What happens when one of multiple disks used with the --store flag breaks


(Reinhard Fischer) #1

Hi,

I was looking for a more detailed explanation of what would happen, if one of more disks, each one declared with a separate --store= flag, breaks. Does the node itself rewrite the content onto the other disks (if there is enough space), is the whole node broken?

(If the answer is already answered somewhere else, please point me to it, I just haven’t found it then.)

In Storage on multiple disks this question was answered:

If a disk dies, can I restore the data to a replacement disk, and re-start CDB?

Yes, or as another reply suggested you can also wipe everything and create a new node; it will repopulate automatically from the data on the other nodes.

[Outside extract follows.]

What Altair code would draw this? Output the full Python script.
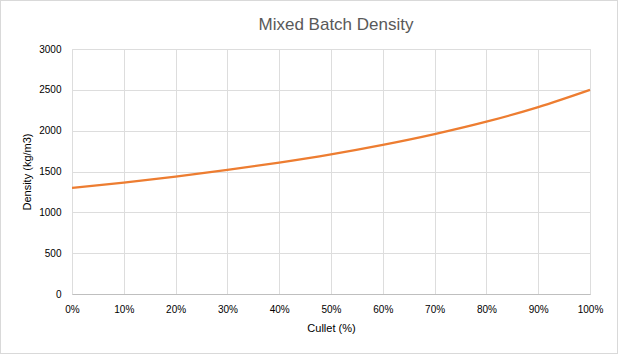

The reason I’d like to know that is that would have a setup with approx. 6 SSDs, likely SATA, per node and need to know if it is better to create a RAID out of the disks (probably RAID 0) or to use them separately with --store flags. The RAID 0 might be more performant, but I was assuming that it would be less effort to replace one broken SSD out of six than replace the disk, rebuild the RAID and re-set up the node. (I know RAID 0 is recommended, but write performance is probably not our bottleneck)

Thanks in advance for any help on this,
Reinhard


(Tim O'Brien) #2

Hey @enterldestodes, sorry for the delay getting back to you - I’ll get you an answer today.


(Ron Arévalo) #3

Hey @enterldestodes,

Regarding your question:

If you’re asking whether the replicas would rebalance to another store on the same node, then the answer would be that it would not. Nodes will rebalance replicas across other nodes not across stores.

Does this make sense?

Thanks,

Ron


(Tim O'Brien) #4

To flesh it out a bit, we’d like to match your initial expectations and have each node utilize and balance replicas across stores, allowing for individual disk failures without losing the node. Currently this doesn’t work in three node clusters - the blocking issue is here if you’d like to track it.

So in your use case, it’s likely best to proceed with the RAID setup - as it stands, adding additional stores won’t reliably allow you to tolerate a disk failure while keeping the rest of the replicas on the node active.

Hope that’s helpful, and again apologies for the delay.


(Reinhard Fischer) #5

Thanks both of you for the answers! For me it also looks now as if for my setup RAID should make more sense.